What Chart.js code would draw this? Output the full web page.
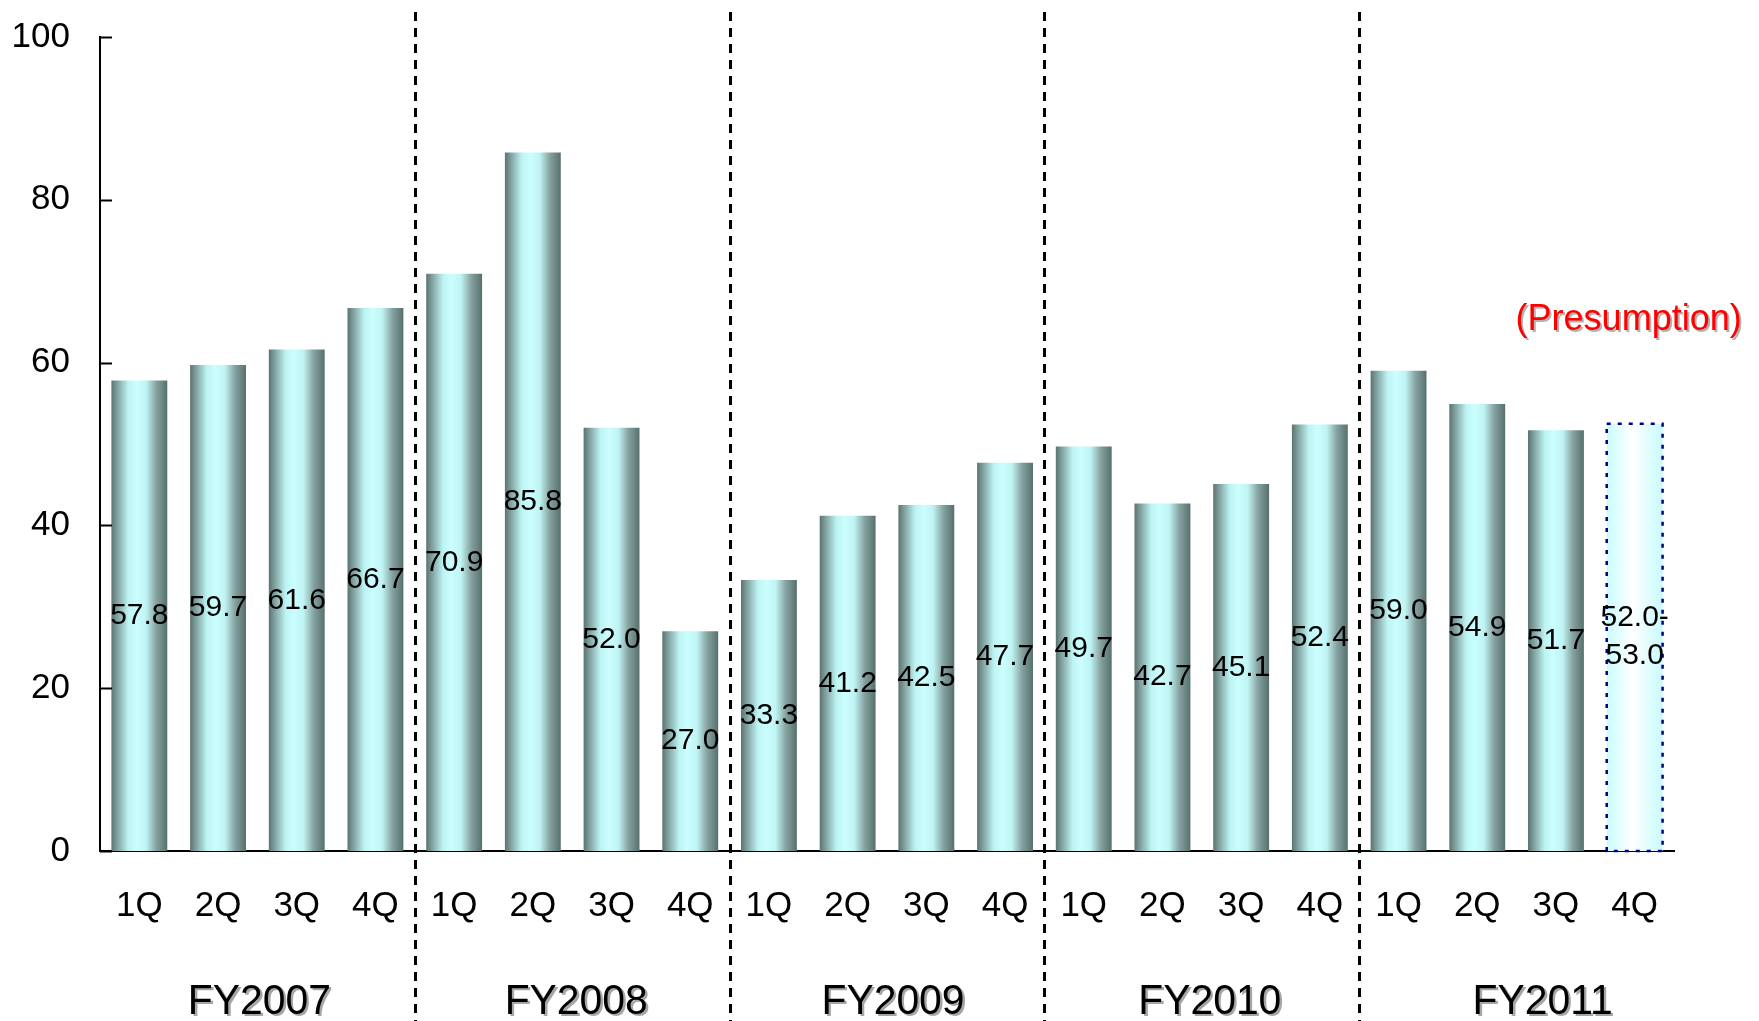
<!DOCTYPE html>
<html>
<head>
<meta charset="utf-8">
<title>Quarterly results FY2007–FY2011</title>
<script src="https://cdn.jsdelivr.net/npm/chart.js@4.4.1/dist/chart.umd.min.js"></script>
<style>
  html, body { margin: 0; padding: 0; background: #ffffff; }
  #wrap { position: relative; width: 1759px; height: 1021px; }
  canvas { display: block; }
</style>
</head>
<body>
<div id="wrap"><canvas id="c" width="1759" height="1021"></canvas></div>
<script>
// Fiscal years and quarters along the x axis
const fiscalYears = ['FY2007', 'FY2008', 'FY2009', 'FY2010', 'FY2011'];
const quarters = ['1Q', '2Q', '3Q', '4Q'];

// Actual quarterly values, one list per fiscal year
const fy2007 = [57.8, 59.7, 61.6, 66.7];
const fy2008 = [70.9, 85.8, 52.0, 27.0];
const fy2009 = [33.3, 41.2, 42.5, 47.7];
const fy2010 = [49.7, 42.7, 45.1, 52.4];
const fy2011 = [59.0, 54.9, 51.7];

// Presumed range for the last quarter
const presumptionLow = 52.0;
const presumptionHigh = 53.0;
const presumptionNote = '(Presumption)';

// Value axis ticks
const yTicks = [0, 20, 40, 60, 80, 100];

const FONT = '"Liberation Sans", Arial, Helvetica, sans-serif';
const BAR_PCT = 0.71;

const labels = [];
fiscalYears.forEach(() => quarters.forEach(q => labels.push(q)));
const actual = [...fy2007, ...fy2008, ...fy2009, ...fy2010, ...fy2011];
const presumedIndex = actual.length;
const values = actual.concat([(presumptionLow + presumptionHigh) / 2]);
const valueLabels = actual.map(v => v.toFixed(1))
  .concat([[presumptionLow.toFixed(1) + '-', presumptionHigh.toFixed(1)]]);

// Cylinder-like horizontal shading for each bar, computed from the x scale
function barFill(context) {
  const chart = context.chart;
  const xs = chart.scales.x;
  const fallback = '#a8dcdc';
  if (!xs || !chart.chartArea || typeof context.dataIndex !== 'number') return fallback;
  const cx = xs.getPixelForValue(context.dataIndex);
  const half = (xs.width / labels.length) * BAR_PCT / 2;
  if (!isFinite(cx) || !isFinite(half) || half <= 0) return fallback;
  const g = chart.ctx.createLinearGradient(cx - half, 0, cx + half, 0);
  if (context.dataIndex === presumedIndex) {
    g.addColorStop(0, '#c8fbff');
    g.addColorStop(0.45, '#ffffff');
    g.addColorStop(1, '#c8fbff');
  } else {
    g.addColorStop(0, '#5a7371');
    g.addColorStop(0.08, '#789694');
    g.addColorStop(0.3, '#bdf3f3');
    g.addColorStop(0.45, '#cbffff');
    g.addColorStop(0.62, '#c0f4f4');
    g.addColorStop(0.8, '#86a3a1');
    g.addColorStop(1, '#57706e');
  }
  return g;
}

// Dotted outline around the presumed bar
const presumedOutline = {
  id: 'presumedOutline',
  afterDatasetsDraw(chart) {
    const ctx = chart.ctx;
    const el = chart.getDatasetMeta(0).data[presumedIndex];
    if (!el) return;
    const l = el.x - el.width / 2, r = el.x + el.width / 2;
    ctx.save();
    ctx.strokeStyle = '#000080';
    ctx.lineWidth = 2.5;
    ctx.setLineDash([4, 7]);
    ctx.strokeRect(l, el.y, r - l, el.base - el.y);
    ctx.restore();
  }
};

// Axis ticks, year dividers, value labels and year captions
const decorations = {
  id: 'decorations',
  afterDraw(chart) {
    const ctx = chart.ctx;
    const x = chart.scales.x, y = chart.scales.y;
    const area = chart.chartArea;
    ctx.save();

    // inward tick marks on the value axis
    ctx.strokeStyle = '#000';
    ctx.lineWidth = 2;
    yTicks.forEach(v => {
      const py = Math.round(y.getPixelForValue(v)) + 0.5;
      ctx.beginPath();
      ctx.moveTo(area.left, py);
      ctx.lineTo(area.left + 12, py);
      ctx.stroke();
    });

    // dashed separators between fiscal years
    ctx.lineWidth = 3;
    ctx.setLineDash([9, 7]);
    for (let k = 1; k < fiscalYears.length; k++) {
      const a = x.getPixelForValue(k * 4 - 1), b = x.getPixelForValue(k * 4);
      const px = Math.round((a + b) / 2) + 0.5;
      ctx.beginPath();
      ctx.moveTo(px, 12);
      ctx.lineTo(px, chart.height);
      ctx.stroke();
    }
    ctx.setLineDash([]);

    // values inside the bars
    ctx.fillStyle = '#000';
    ctx.font = '30px ' + FONT;
    ctx.textAlign = 'center';
    ctx.textBaseline = 'middle';
    chart.getDatasetMeta(0).data.forEach((el, i) => {
      const mid = (el.y + el.base) / 2;
      const t = valueLabels[i];
      if (Array.isArray(t)) {
        ctx.fillText(t[0], el.x, mid - 20);
        ctx.fillText(t[1], el.x, mid + 18);
      } else {
        ctx.fillText(t, el.x, mid);
      }
    });

    // fiscal year captions under each group of quarters
    // (the last caption sits a little right of its group centre)
    ctx.font = '43px ' + FONT;
    fiscalYears.forEach((fy, k) => {
      const groupMid = (x.getPixelForValue(k * 4) + x.getPixelForValue(k * 4 + 3)) / 2;
      const nudge = k === fiscalYears.length - 1 ? 26 : 2 + k * 2;
      ctx.save();
      ctx.translate(groupMid + nudge, 1002);
      ctx.scale(0.95, 1);
      ctx.fillStyle = 'rgba(0,0,0,0.35)';
      ctx.fillText(fy, 2.5, 2.5);
      ctx.fillStyle = '#000';
      ctx.fillText(fy, 0, 0);
      ctx.restore();
    });

    // note over the presumed quarter
    const pe = chart.getDatasetMeta(0).data[presumedIndex];
    if (pe) {
      ctx.font = '36px ' + FONT;
      ctx.fillStyle = 'rgba(0,0,0,0.3)';
      ctx.fillText(presumptionNote, pe.x - 6 + 2, 320 + 2);
      ctx.fillStyle = '#ff0000';
      ctx.fillText(presumptionNote, pe.x - 6, 320);
    }
    ctx.restore();
  }
};

new Chart(document.getElementById('c'), {
  type: 'bar',
  data: {
    labels: labels,
    datasets: [{
      data: values,
      backgroundColor: barFill,
      borderWidth: 0,
      barPercentage: BAR_PCT,
      categoryPercentage: 1.0
    }]
  },
  options: {
    responsive: false,
    animation: false,
    events: [],
    layout: { padding: { left: 0, right: 85, top: 37, bottom: 0 } },
    plugins: { legend: { display: false }, tooltip: { enabled: false } },
    scales: {
      x: {
        offset: true,
        grid: { display: false, drawTicks: false },
        border: { display: true, color: '#000', width: 2 },
        ticks: { color: '#000', font: { family: FONT, size: 35 }, padding: 34, maxRotation: 0, autoSkip: false },
        afterFit(s) { s.height = 170; s.paddingLeft = 0; s.paddingRight = 0; }
      },
      y: {
        min: 0,
        max: 100,
        grid: { display: false, drawTicks: false },
        border: { display: true, color: '#000', width: 2 },
        ticks: { stepSize: 20, color: '#000', font: { family: FONT, size: 35 }, padding: 30 },
        afterFit(s) { s.width = 100; s.paddingTop = 0; s.paddingBottom = 0; }
      }
    }
  },
  plugins: [presumedOutline, decorations]
});
</script>
</body>
</html>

_ _ _ _ _ _ _

* **What needs to be done**: Transcribe the full listing above exactly, with the images removed.

* **Expected output**:
What Chart.js code would draw this? Output the full web page.
<!DOCTYPE html>
<html>
<head>
<meta charset="utf-8">
<title>Quarterly results FY2007–FY2011</title>
<script src="https://cdn.jsdelivr.net/npm/chart.js@4.4.1/dist/chart.umd.min.js"></script>
<style>
  html, body { margin: 0; padding: 0; background: #ffffff; }
  #wrap { position: relative; width: 1759px; height: 1021px; }
  canvas { display: block; }
</style>
</head>
<body>
<div id="wrap"><canvas id="c" width="1759" height="1021"></canvas></div>
<script>
// Fiscal years and quarters along the x axis
const fiscalYears = ['FY2007', 'FY2008', 'FY2009', 'FY2010', 'FY2011'];
const quarters = ['1Q', '2Q', '3Q', '4Q'];

// Actual quarterly values, one list per fiscal year
const fy2007 = [57.8, 59.7, 61.6, 66.7];
const fy2008 = [70.9, 85.8, 52.0, 27.0];
const fy2009 = [33.3, 41.2, 42.5, 47.7];
const fy2010 = [49.7, 42.7, 45.1, 52.4];
const fy2011 = [59.0, 54.9, 51.7];

// Presumed range for the last quarter
const presumptionLow = 52.0;
const presumptionHigh = 53.0;
const presumptionNote = '(Presumption)';

// Value axis ticks
const yTicks = [0, 20, 40, 60, 80, 100];

const FONT = '"Liberation Sans", Arial, Helvetica, sans-serif';
const BAR_PCT = 0.71;

const labels = [];
fiscalYears.forEach(() => quarters.forEach(q => labels.push(q)));
const actual = [...fy2007, ...fy2008, ...fy2009, ...fy2010, ...fy2011];
const presumedIndex = actual.length;
const values = actual.concat([(presumptionLow + presumptionHigh) / 2]);
const valueLabels = actual.map(v => v.toFixed(1))
  .concat([[presumptionLow.toFixed(1) + '-', presumptionHigh.toFixed(1)]]);

// Cylinder-like horizontal shading for each bar, computed from the x scale
function barFill(context) {
  const chart = context.chart;
  const xs = chart.scales.x;
  const fallback = '#a8dcdc';
  if (!xs || !chart.chartArea || typeof context.dataIndex !== 'number') return fallback;
  const cx = xs.getPixelForValue(context.dataIndex);
  const half = (xs.width / labels.length) * BAR_PCT / 2;
  if (!isFinite(cx) || !isFinite(half) || half <= 0) return fallback;
  const g = chart.ctx.createLinearGradient(cx - half, 0, cx + half, 0);
  if (context.dataIndex === presumedIndex) {
    g.addColorStop(0, '#c8fbff');
    g.addColorStop(0.45, '#ffffff');
    g.addColorStop(1, '#c8fbff');
  } else {
    g.addColorStop(0, '#5a7371');
    g.addColorStop(0.08, '#789694');
    g.addColorStop(0.3, '#bdf3f3');
    g.addColorStop(0.45, '#cbffff');
    g.addColorStop(0.62, '#c0f4f4');
    g.addColorStop(0.8, '#86a3a1');
    g.addColorStop(1, '#57706e');
  }
  return g;
}

// Dotted outline around the presumed bar
const presumedOutline = {
  id: 'presumedOutline',
  afterDatasetsDraw(chart) {
    const ctx = chart.ctx;
    const el = chart.getDatasetMeta(0).data[presumedIndex];
    if (!el) return;
    const l = el.x - el.width / 2, r = el.x + el.width / 2;
    ctx.save();
    ctx.strokeStyle = '#000080';
    ctx.lineWidth = 2.5;
    ctx.setLineDash([4, 7]);
    ctx.strokeRect(l, el.y, r - l, el.base - el.y);
    ctx.restore();
  }
};

// Axis ticks, year dividers, value labels and year captions
const decorations = {
  id: 'decorations',
  afterDraw(chart) {
    const ctx = chart.ctx;
    const x = chart.scales.x, y = chart.scales.y;
    const area = chart.chartArea;
    ctx.save();

    // inward tick marks on the value axis
    ctx.strokeStyle = '#000';
    ctx.lineWidth = 2;
    yTicks.forEach(v => {
      const py = Math.round(y.getPixelForValue(v)) + 0.5;
      ctx.beginPath();
      ctx.moveTo(area.left, py);
      ctx.lineTo(area.left + 12, py);
      ctx.stroke();
    });

    // dashed separators between fiscal years
    ctx.lineWidth = 3;
    ctx.setLineDash([9, 7]);
    for (let k = 1; k < fiscalYears.length; k++) {
      const a = x.getPixelForValue(k * 4 - 1), b = x.getPixelForValue(k * 4);
      const px = Math.round((a + b) / 2) + 0.5;
      ctx.beginPath();
      ctx.moveTo(px, 12);
      ctx.lineTo(px, chart.height);
      ctx.stroke();
    }
    ctx.setLineDash([]);

    // values inside the bars
    ctx.fillStyle = '#000';
    ctx.font = '30px ' + FONT;
    ctx.textAlign = 'center';
    ctx.textBaseline = 'middle';
    chart.getDatasetMeta(0).data.forEach((el, i) => {
      const mid = (el.y + el.base) / 2;
      const t = valueLabels[i];
      if (Array.isArray(t)) {
        ctx.fillText(t[0], el.x, mid - 20);
        ctx.fillText(t[1], el.x, mid + 18);
      } else {
        ctx.fillText(t, el.x, mid);
      }
    });

    // fiscal year captions under each group of quarters
    // (the last caption sits a little right of its group centre)
    ctx.font = '43px ' + FONT;
    fiscalYears.forEach((fy, k) => {
      const groupMid = (x.getPixelForValue(k * 4) + x.getPixelForValue(k * 4 + 3)) / 2;
      const nudge = k === fiscalYears.length - 1 ? 26 : 2 + k * 2;
      ctx.save();
      ctx.translate(groupMid + nudge, 1002);
      ctx.scale(0.95, 1);
      ctx.fillStyle = 'rgba(0,0,0,0.35)';
      ctx.fillText(fy, 2.5, 2.5);
      ctx.fillStyle = '#000';
      ctx.fillText(fy, 0, 0);
      ctx.restore();
    });

    // note over the presumed quarter
    const pe = chart.getDatasetMeta(0).data[presumedIndex];
    if (pe) {
      ctx.font = '36px ' + FONT;
      ctx.fillStyle = 'rgba(0,0,0,0.3)';
      ctx.fillText(presumptionNote, pe.x - 6 + 2, 320 + 2);
      ctx.fillStyle = '#ff0000';
      ctx.fillText(presumptionNote, pe.x - 6, 320);
    }
    ctx.restore();
  }
};

new Chart(document.getElementById('c'), {
  type: 'bar',
  data: {
    labels: labels,
    datasets: [{
      data: values,
      backgroundColor: barFill,
      borderWidth: 0,
      barPercentage: BAR_PCT,
      categoryPercentage: 1.0
    }]
  },
  options: {
    responsive: false,
    animation: false,
    events: [],
    layout: { padding: { left: 0, right: 85, top: 37, bottom: 0 } },
    plugins: { legend: { display: false }, tooltip: { enabled: false } },
    scales: {
      x: {
        offset: true,
        grid: { display: false, drawTicks: false },
        border: { display: true, color: '#000', width: 2 },
        ticks: { color: '#000', font: { family: FONT, size: 35 }, padding: 34, maxRotation: 0, autoSkip: false },
        afterFit(s) { s.height = 170; s.paddingLeft = 0; s.paddingRight = 0; }
      },
      y: {
        min: 0,
        max: 100,
        grid: { display: false, drawTicks: false },
        border: { display: true, color: '#000', width: 2 },
        ticks: { stepSize: 20, color: '#000', font: { family: FONT, size: 35 }, padding: 30 },
        afterFit(s) { s.width = 100; s.paddingTop = 0; s.paddingBottom = 0; }
      }
    }
  },
  plugins: [presumedOutline, decorations]
});
</script>
</body>
</html>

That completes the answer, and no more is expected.